3. Augmented reality goes mainstream
Before smartphones existed 10 years ago, most people would consider spending five hours daily staring at your phone as crazy. In 2018, the bent-neck trend will start to reverse itself.
The mobile game Pokémon Go has unleashed a billion-dollar demand for augmented reality entertainment, and major brands are taking notice. Thanks to the introduction of affordable augmented reality glasses, our phones will remain in our pockets and Heads Up Displays (HUD) will improve how we work, shop, and play.
HUDs, best known today as the instrument gauges that fighter pilots monitor on their visors or windshields, will become a standard in consumer eyeglasses. Imagine walking down the street in a foreign country, for example, and having all of the store signs instantly translated into English thanks to your trendy sunglasses.
AR will customize in-store experiences with mannequins that match your body type and display enough virtual inventory to rival any online site. Merchants will create AR experiences with their packaging so that demonstration videos can appear when you look at the product on the shelf or celebrity spokespeople can magically stand in the aisle to pitch the product. Virtual pop-up stores can be built to appear anywhere that crowds are gathered (in a stadium, a busy street corner, or even inside a subway). These non-brick and mortar retail locations will bring new opportunities for merchants to create engaging shopping experiences anywhere with accessible bandwidth.
Li-Fi, a new light-based wireless connection with data speeds 100 times that of Wi-Fi, will bring high-definition virtual objects into stores. With Li-Fi and AR, consumers can see limitless virtual inventory in-store, at scale.
With just a wave of your hand, a car salesperson can change the model, colour, and customized features of the car “sitting” on the dealership’s showroom floor. Combining real and virtual objects can enhance experiences for all out-of-home activities. Sports stadiums will be brought into the 21st century with personalized HUDs of players on the field. Imagine watching a live football game in the stadium and seeing personalized stats floating above the fantasy sports players you follow. When watching sports from home, AR has the potential to bring the excitement of life-size boxing matches into your living room. The real promise of AR is to bring people the information they need without having to ask for it.
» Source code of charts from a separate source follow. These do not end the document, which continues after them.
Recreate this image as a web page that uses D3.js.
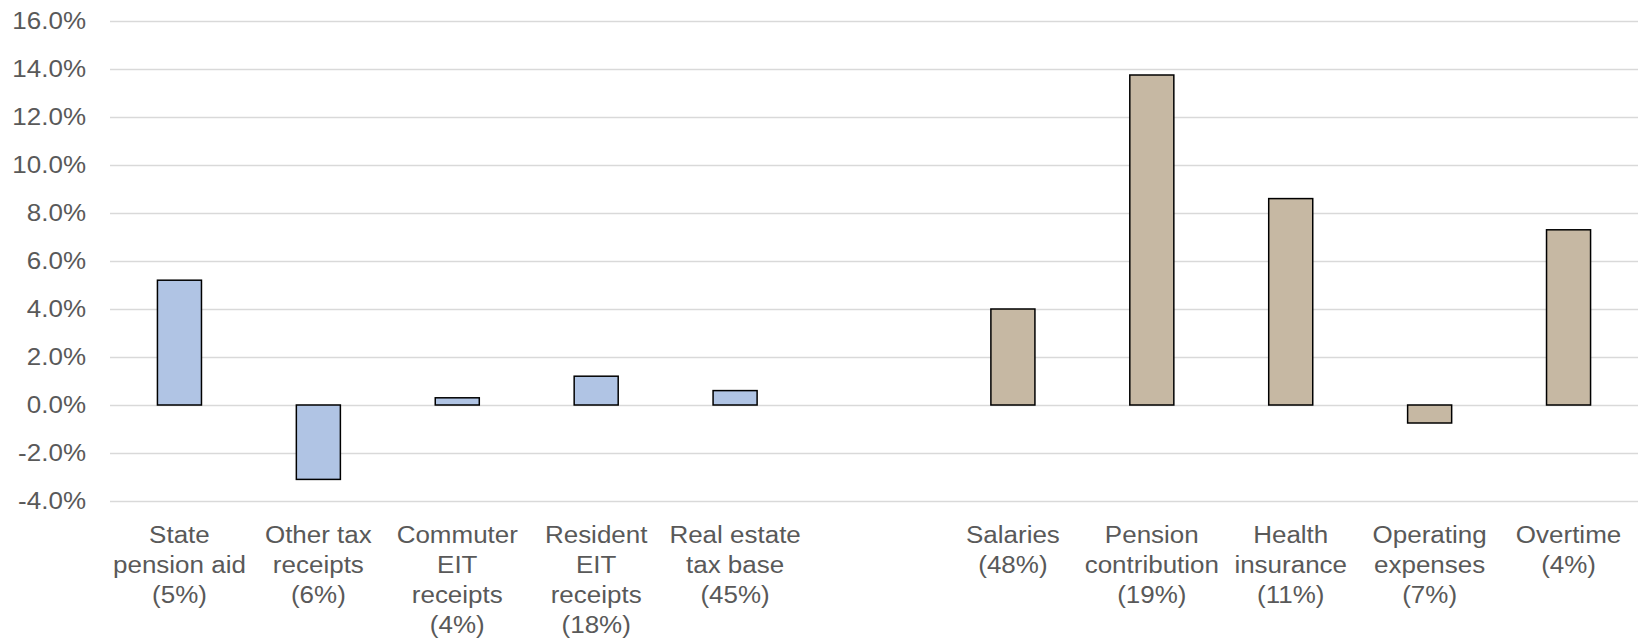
<!DOCTYPE html>
<html>
<head>
<meta charset="utf-8">
<script src="https://cdn.jsdelivr.net/npm/d3@7"></script>
<style>
  body { margin: 0; background: #fff; }
  svg text { font-family: "Liberation Sans", Arial, sans-serif; font-size: 23px; fill: #595959; }
</style>
</head>
<body>
<svg width="1638" height="639"></svg>
<script>
// revenue side (blue) and expense side (tan), growth rates in %
var revenueCats = ["State pension aid", "Other tax receipts", "Commuter EIT receipts", "Resident EIT receipts", "Real estate tax base"];
var revenueValues = [5.2, -3.1, 0.3, 1.2, 0.6];
var revenueLines = [
  ["State", "pension aid", "(5%)"],
  ["Other tax", "receipts", "(6%)"],
  ["Commuter", "EIT", "receipts", "(4%)"],
  ["Resident", "EIT", "receipts", "(18%)"],
  ["Real estate", "tax base", "(45%)"]
];

var expenseCats = ["Salaries", "Pension contribution", "Health insurance", "Operating expenses", "Overtime"];
var expenseValues = [4.0, 13.75, 8.6, -0.75, 7.3];
var expenseLines = [
  ["Salaries", "(48%)"],
  ["Pension", "contribution", "(19%)"],
  ["Health", "insurance", "(11%)"],
  ["Operating", "expenses", "(7%)"],
  ["Overtime", "(4%)"]
];

var yTicks = [-4, -2, 0, 2, 4, 6, 8, 10, 12, 14, 16];

var svg = d3.select("svg"),
  margin = {
    top: 21,
    right: 0,
    bottom: 138,
    left: 110
  },
  width = +svg.attr("width") - margin.left - margin.right,
  height = +svg.attr("height") - margin.top - margin.bottom;

var stretch = 1.13; // text in the source is a bit wide

// empty slot between the two groups
var domain = revenueCats.concat([" "]).concat(expenseCats);

var bars = revenueCats.map(function(c, i) {
  return { cat: c, value: revenueValues[i], lines: revenueLines[i], fill: "#b0c4e4" };
}).concat(expenseCats.map(function(c, i) {
  return { cat: c, value: expenseValues[i], lines: expenseLines[i], fill: "#c6b8a3" };
}));

var x = d3.scaleBand().domain(domain).range([0, width]).paddingInner(0.683).paddingOuter(0.3415);
var y = d3.scaleLinear().domain([-4, 16]).range([height, 0]);

var g = svg.append("g")
  .attr("transform", "translate(" + margin.left + "," + margin.top + ")");

// gridlines
g.append("g")
  .call(d3.axisLeft(y).tickValues(yTicks).tickSize(-width).tickFormat(""))
  .call(function(s) {
    s.select(".domain").remove();
    s.selectAll("line").attr("stroke", "#d9d9d9").attr("stroke-width", 1.3);
  });

// y labels
g.append("g")
  .call(d3.axisLeft(y).tickValues(yTicks).tickSize(0).tickPadding(24)
    .tickFormat(function(d) { return d.toFixed(1) + "%"; }))
  .call(function(s) {
    s.select(".domain").remove();
    s.selectAll("text")
      .attr("x", null)
      .attr("font-family", null).attr("font-size", null).attr("fill", null)
      .attr("transform", "translate(-24,0) scale(" + stretch + ",1)");
  });

g.selectAll("rect.bar")
  .data(bars)
  .enter()
  .append("rect")
  .attr("class", "bar")
  .attr("x", function(d) { return x(d.cat); })
  .attr("width", x.bandwidth())
  .attr("y", function(d) { return y(Math.max(0, d.value)); })
  .attr("height", function(d) { return Math.abs(y(d.value) - y(0)); })
  .attr("fill", function(d) { return d.fill; })
  .attr("stroke", "#000")
  .attr("stroke-width", 1.5);

// category labels
var xAxis = g.append("g")
  .attr("transform", "translate(0," + height + ")")
  .call(d3.axisBottom(x).tickSize(0).tickFormat(""));
xAxis.select(".domain").remove();

xAxis.selectAll(".tick").each(function(cat) {
  var b = bars.find(function(d) { return d.cat === cat; });
  if (!b) return;
  var t = d3.select(this).select("text")
    .attr("y", null).attr("dy", null)
    .attr("font-family", null).attr("font-size", null).attr("fill", null)
    .attr("text-anchor", "middle")
    .attr("transform", "scale(" + stretch + ",1)");
  b.lines.forEach(function(line, i) {
    t.append("tspan").attr("x", 0).attr("y", 42 + i * 30).text(line);
  });
});
</script>
</body>
</html>
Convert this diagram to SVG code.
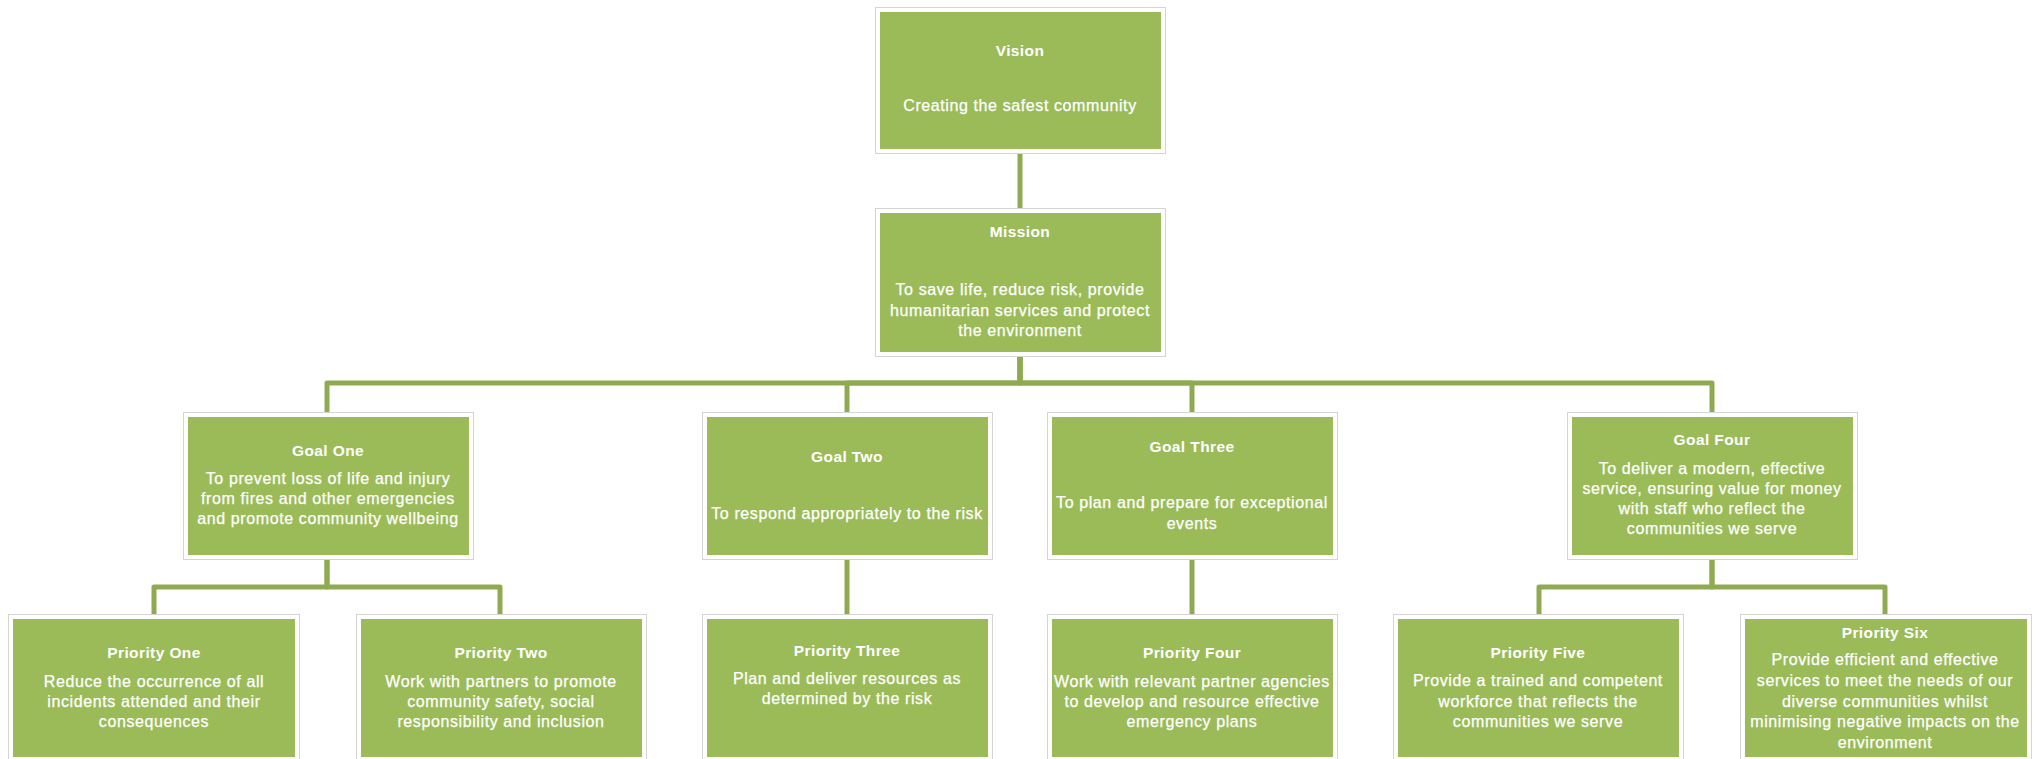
<svg xmlns="http://www.w3.org/2000/svg" width="2038" height="759" viewBox="0 0 2038 759">
<style>
.frame{fill:#ffffff;stroke:#d4d4d4;stroke-width:1}
.box{fill:#9bbb59}
.t{font-family:"Liberation Sans",Arial,sans-serif;font-weight:bold;font-size:15.5px;letter-spacing:0.4px;fill:#ffffff;text-anchor:middle}
.d{font-family:"Liberation Sans",Arial,sans-serif;font-size:16px;letter-spacing:0.6px;fill:#ffffff;stroke:#ffffff;stroke-width:0.25;text-anchor:middle}
.c{fill:none;stroke:#8fab52;stroke-width:5;stroke-linejoin:round}
</style>
<rect width="2038" height="759" fill="#ffffff"/>
<g id="connectors">
<path class="c" d="M1020 153 V209"/>
<path class="c" d="M1020 356 V383 H327 V412"/>
<path class="c" d="M1020 356 V383 H847 V412"/>
<path class="c" d="M1020 356 V383 H1192 V412"/>
<path class="c" d="M1020 356 V383 H1712 V412"/>
<path class="c" d="M327 559 V587 H154 V614"/>
<path class="c" d="M327 559 V587 H500 V614"/>
<path class="c" d="M847 559 V614"/>
<path class="c" d="M1192 559 V614"/>
<path class="c" d="M1712 559 V587 H1539 V614"/>
<path class="c" d="M1712 559 V587 H1885 V614"/>
</g>
<g id="vision">
<rect class="frame" x="875.5" y="7.5" width="290" height="146"/>
<rect class="box" x="880" y="12" width="281" height="137"/>
<text class="t" x="1020" y="56">Vision</text>
<text class="d" x="1020" y="111">Creating the safest community</text>
</g>
<g id="mission">
<rect class="frame" x="875.5" y="208.5" width="290" height="148"/>
<rect class="box" x="880" y="213" width="281" height="139"/>
<text class="t" x="1020" y="237">Mission</text>
<text class="d" x="1020" y="295">To save life, reduce risk, provide</text>
<text class="d" x="1020" y="316">humanitarian services and protect</text>
<text class="d" x="1020" y="336">the environment</text>
</g>
<g id="goal-one">
<rect class="frame" x="183.5" y="412.5" width="290" height="147"/>
<rect class="box" x="188" y="417" width="281" height="138"/>
<text class="t" x="328" y="456">Goal One</text>
<text class="d" x="328" y="484">To prevent loss of life and injury</text>
<text class="d" x="328" y="504">from fires and other emergencies</text>
<text class="d" x="328" y="524">and promote community wellbeing</text>
</g>
<g id="goal-two">
<rect class="frame" x="702.5" y="412.5" width="290" height="147"/>
<rect class="box" x="707" y="417" width="281" height="138"/>
<text class="t" x="847" y="462">Goal Two</text>
<text class="d" x="847" y="519">To respond appropriately to the risk</text>
</g>
<g id="goal-three">
<rect class="frame" x="1047.5" y="412.5" width="290" height="147"/>
<rect class="box" x="1052" y="417" width="281" height="138"/>
<text class="t" x="1192" y="452">Goal Three</text>
<text class="d" x="1192" y="508">To plan and prepare for exceptional</text>
<text class="d" x="1192" y="529">events</text>
</g>
<g id="goal-four">
<rect class="frame" x="1567.5" y="412.5" width="290" height="147"/>
<rect class="box" x="1572" y="417" width="281" height="138"/>
<text class="t" x="1712" y="445">Goal Four</text>
<text class="d" x="1712" y="474">To deliver a modern, effective</text>
<text class="d" x="1712" y="494">service, ensuring value for money</text>
<text class="d" x="1712" y="514">with staff who reflect the</text>
<text class="d" x="1712" y="534">communities we serve</text>
</g>
<g id="priority-one">
<rect class="frame" x="8.5" y="614.5" width="291" height="147"/>
<rect class="box" x="13" y="619" width="282" height="138"/>
<text class="t" x="154" y="658">Priority One</text>
<text class="d" x="154" y="687">Reduce the occurrence of all</text>
<text class="d" x="154" y="707">incidents attended and their</text>
<text class="d" x="154" y="727">consequences</text>
</g>
<g id="priority-two">
<rect class="frame" x="356.5" y="614.5" width="290" height="147"/>
<rect class="box" x="361" y="619" width="281" height="138"/>
<text class="t" x="501" y="658">Priority Two</text>
<text class="d" x="501" y="687">Work with partners to promote</text>
<text class="d" x="501" y="707">community safety, social</text>
<text class="d" x="501" y="727">responsibility and inclusion</text>
</g>
<g id="priority-three">
<rect class="frame" x="702.5" y="614.5" width="290" height="147"/>
<rect class="box" x="707" y="619" width="281" height="138"/>
<text class="t" x="847" y="656">Priority Three</text>
<text class="d" x="847" y="684">Plan and deliver resources as</text>
<text class="d" x="847" y="704">determined by the risk</text>
</g>
<g id="priority-four">
<rect class="frame" x="1047.5" y="614.5" width="290" height="147"/>
<rect class="box" x="1052" y="619" width="281" height="138"/>
<text class="t" x="1192" y="658">Priority Four</text>
<text class="d" x="1192" y="687">Work with relevant partner agencies</text>
<text class="d" x="1192" y="707">to develop and resource effective</text>
<text class="d" x="1192" y="727">emergency plans</text>
</g>
<g id="priority-five">
<rect class="frame" x="1393.5" y="614.5" width="290" height="147"/>
<rect class="box" x="1398" y="619" width="281" height="138"/>
<text class="t" x="1538" y="658">Priority Five</text>
<text class="d" x="1538" y="686">Provide a trained and competent</text>
<text class="d" x="1538" y="707">workforce that reflects the</text>
<text class="d" x="1538" y="727">communities we serve</text>
</g>
<g id="priority-six">
<rect class="frame" x="1740.5" y="614.5" width="291" height="147"/>
<rect class="box" x="1745" y="619" width="282" height="138"/>
<text class="t" x="1885" y="638">Priority Six</text>
<text class="d" x="1885" y="665">Provide efficient and effective</text>
<text class="d" x="1885" y="686">services to meet the needs of our</text>
<text class="d" x="1885" y="707">diverse communities whilst</text>
<text class="d" x="1885" y="727">minimising negative impacts on the</text>
<text class="d" x="1885" y="748">environment</text>
</g>
</svg>
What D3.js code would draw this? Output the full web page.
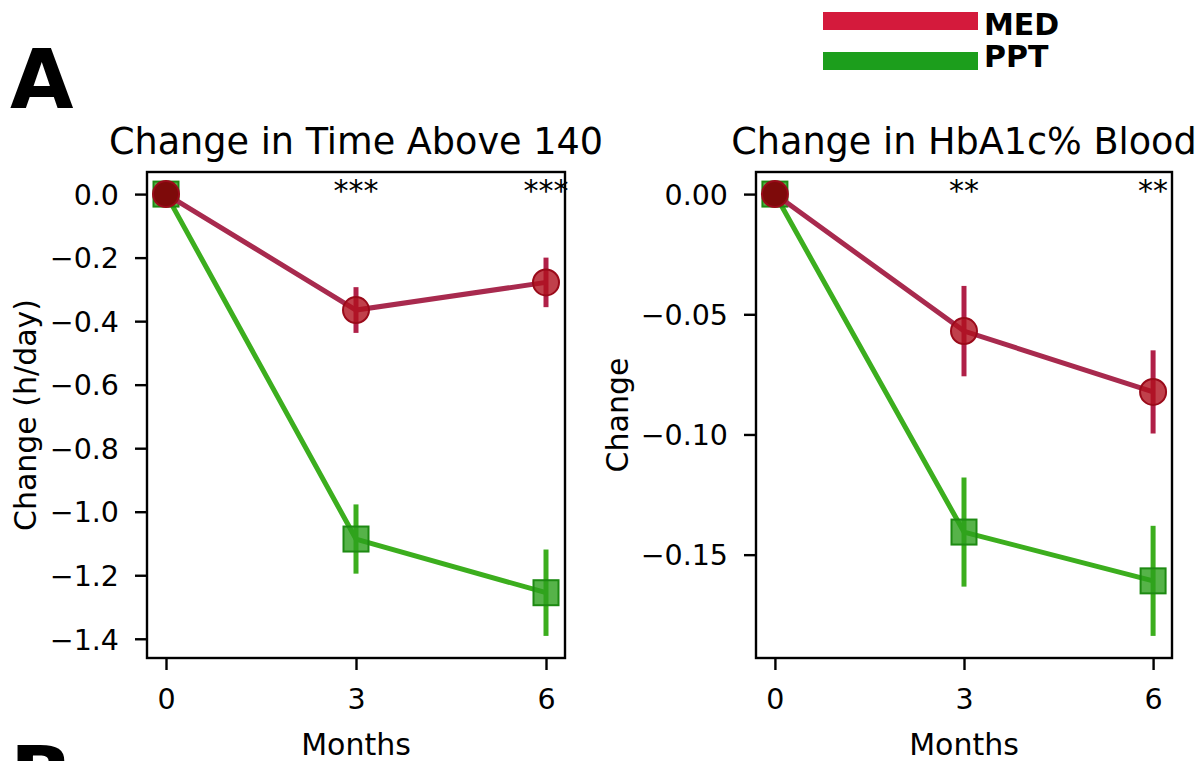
<!DOCTYPE html>
<html>
<head>
<meta charset="utf-8">
<script src="https://cdn.jsdelivr.net/npm/d3@7"></script>
<style>
  body { margin: 0; background: #fff; }
  svg { font-family: "DejaVu Sans", sans-serif; }
</style>
</head>
<body>
<svg id="fig" width="1203" height="761"></svg>
<script>
// months on the x axis
const months = [0, 3, 6];
const monthTicks = [0, 3, 6];

// time above 140 (h/day), mean and error
const medTar = [0, -0.365, -0.278];
const medTarErr = [0, 0.072, 0.078];
const pptTar = [0, -1.086, -1.255];
const pptTarErr = [0, 0.109, 0.136];
const tarTicks = [0, -0.2, -0.4, -0.6, -0.8, -1.0, -1.2, -1.4];
const tarStars = ["", "***", "***"];

// HbA1c % change, mean and error
const medA1c = [0, -0.057, -0.0823];
const medA1cErr = [0, 0.0188, 0.0173];
const pptA1c = [0, -0.1406, -0.1609];
const pptA1cErr = [0, 0.0227, 0.0229];
const a1cTicks = [0, -0.05, -0.10, -0.15];
const a1cStars = ["", "**", "**"];

const groups = ["MED", "PPT"];
const legendColors = ["#d41a3c", "#1c9e1c"];

const svg = d3.select("#fig");
const tickLen = 12, tickPad = 16;

//draw one panel
function drawPanel(opt){
    const g = svg.append("g");
    const x = d3.scaleLinear().domain([-0.3, 6.3]).range([opt.left, opt.right]);

    //autoscale with 5% margin like the original
    let lo = 0, hi = 0;
    for(const s of opt.series){
        s.vals.forEach((v, i) => {
            lo = Math.min(lo, v - s.err[i]);
            hi = Math.max(hi, v + s.err[i]);
        });
    }
    const pad = (hi - lo) * 0.05;
    const y = d3.scaleLinear().domain([lo - pad, hi + pad]).range([opt.bottom, opt.top]);

    //axes
    const yAxis = d3.axisLeft(y).tickValues(opt.yTicks).tickFormat(d3.format(opt.fmt))
        .tickSizeInner(tickLen).tickSizeOuter(0).tickPadding(tickPad);
    const xAxis = d3.axisBottom(x).tickValues(monthTicks).tickFormat(d3.format("d"))
        .tickSizeInner(tickLen).tickSizeOuter(0).tickPadding(tickPad);

    const ya = g.append("g").attr("transform", "translate(" + opt.left + ",0)").call(yAxis);
    const xa = g.append("g").attr("transform", "translate(0," + opt.bottom + ")").call(xAxis);
    for(const a of [ya, xa]){
        a.select(".domain").remove();
        a.selectAll(".tick line").attr("stroke", "#000").attr("stroke-width", 2.4);
        a.selectAll(".tick text").attr("fill", "#000").style("font-size", "28.5px")
            .style("font-family", "DejaVu Sans");
    }
    xa.selectAll(".tick text").attr("dy", null).attr("y", 709 - opt.bottom);
    ya.selectAll(".tick text").attr("dy", "0.36em");

    //series: lines, error bars, markers
    for(const s of opt.series){
        const pts = months.map((m, i) => ({m: m, v: s.vals[i], e: s.err[i]}));
        g.append("path")
            .datum(pts)
            .attr("fill", "none")
            .attr("stroke", s.line)
            .attr("stroke-width", 5)
            .attr("d", d3.line().x(d => x(d.m)).y(d => y(d.v)));
        g.selectAll(null)
            .data(pts.filter(d => d.e > 0))
            .enter()
            .append("line")
            .attr("x1", d => x(d.m)).attr("x2", d => x(d.m))
            .attr("y1", d => y(d.v - d.e)).attr("y2", d => y(d.v + d.e))
            .attr("stroke", s.bar)
            .attr("stroke-width", 5);
        const mk = g.selectAll(null).data(pts).enter();
        if(s.shape == "square"){
            mk.append("rect")
                .attr("x", d => x(d.m) - 12.5).attr("y", d => y(d.v) - 12.5)
                .attr("width", 25).attr("height", 25)
                .attr("fill", s.fill).attr("fill-opacity", 0.8)
                .attr("stroke", s.edge).attr("stroke-width", 2);
        }
        else {
            mk.append("circle")
                .attr("cx", d => x(d.m)).attr("cy", d => y(d.v))
                .attr("r", 13)
                .attr("fill", (d, i) => i == 0 ? s.first : s.fill)
                .attr("fill-opacity", (d, i) => i == 0 ? 1 : 0.8)
                .attr("stroke", s.edge).attr("stroke-width", 2);
        }
    }

    //significance stars
    g.selectAll(null)
        .data(months.map((m, i) => ({m: m, t: opt.stars[i]})))
        .enter()
        .append("text")
        .attr("x", d => x(d.m))
        .attr("y", y(0) + 7)
        .attr("text-anchor", "middle")
        .style("font-size", "30px")
        .text(d => d.t);

    //frame
    g.append("rect")
        .attr("x", opt.left).attr("y", opt.top)
        .attr("width", opt.right - opt.left).attr("height", opt.bottom - opt.top)
        .attr("fill", "none").attr("stroke", "#000").attr("stroke-width", 2.4);

    //title and labels
    const cx = (opt.left + opt.right) / 2;
    g.append("text").attr("x", cx).attr("y", 154).attr("text-anchor", "middle")
        .style("font-size", "36.6px").text(opt.title);
    g.append("text").attr("x", cx).attr("y", 755).attr("text-anchor", "middle")
        .style("font-size", "30px").text("Months");
    g.append("text")
        .attr("transform", "translate(" + opt.ylabX + "," + ((opt.top + opt.bottom) / 2) + ")rotate(-90)")
        .attr("text-anchor", "middle")
        .style("font-size", "30px").text(opt.ylab);
}

const medStyle = {line: "#a82a4e", bar: "#b02048", fill: "#b0101e", edge: "#9a0a1a", first: "#7e0a0a", shape: "circle"};
const pptStyle = {line: "#3cae1e", bar: "#3cae1e", fill: "#2ca01c", edge: "#1d8a12", shape: "square"};

drawPanel({
    left: 147, right: 565, top: 172, bottom: 658,
    yTicks: tarTicks, fmt: ".1f", stars: tarStars,
    title: "Change in Time Above 140", ylab: "Change (h/day)", ylabX: 36,
    series: [
        Object.assign({vals: pptTar, err: pptTarErr}, pptStyle),
        Object.assign({vals: medTar, err: medTarErr}, medStyle)
    ]
});

drawPanel({
    left: 756, right: 1172, top: 172, bottom: 658,
    yTicks: a1cTicks, fmt: ".2f", stars: a1cStars,
    title: "Change in HbA1c% Blood", ylab: "Change", ylabX: 628,
    series: [
        Object.assign({vals: pptA1c, err: pptA1cErr}, pptStyle),
        Object.assign({vals: medA1c, err: medA1cErr}, medStyle)
    ]
});

//legend
const leg = svg.append("g");
groups.forEach((name, i) => {
    leg.append("rect")
        .attr("x", 823).attr("y", 12 + i * 40)
        .attr("width", 155).attr("height", 18)
        .attr("fill", legendColors[i]);
    leg.append("text")
        .attr("x", 984).attr("y", 35 + i * 32)
        .style("font-size", "30px").style("font-weight", "bold")
        .text(name);
});

//panel letters
svg.append("text").attr("x", 10).attr("y", 108)
    .style("font-size", "82px").style("font-weight", "bold").text("A");
svg.append("text").attr("x", 10).attr("y", 805)
    .style("font-size", "82px").style("font-weight", "bold").text("B");
</script>
</body>
</html>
For many, 2018 will be the start of living an augmented life.
4. 2018 is the year of the bots
We all have got used to speaking with bots whenever we call to make airline reservations or to confirm our bank account balances. The use of natural language bots will expand from use as automated customer service agents to become routine for daily living.
Home bots will do more than just respond to requests, to being able to provide timely information such as, “It’s time to take your medicine.” You may even feel like Don Quixote as mobile bots become dedicated Sancho Panza servants—always at the ready and by your side.
Imagine a bot whispering in your ear “don’t make that purchase or you will be over your credit limit” or “your parking meter expires in two minutes.” Bots will help with the children, act as financial investment advisors, and be an omnipresent value-add from the brands you trust. With phones staying in our pockets, businesses will likely spend more on creating chatbots in 2018 than on apps in an effort to better serve their customers.
There’s always room for the future to unfold unpredictably
As timely as I believe these four predictions to be, the pace of disruption can be slowed by a host of issues, including cybersecurity, government regulation, and, most importantly, consumers’ ability to adapt and accept change. In this era of endless innovation, the only prediction you can be 100% assured of is that future will look very different from today.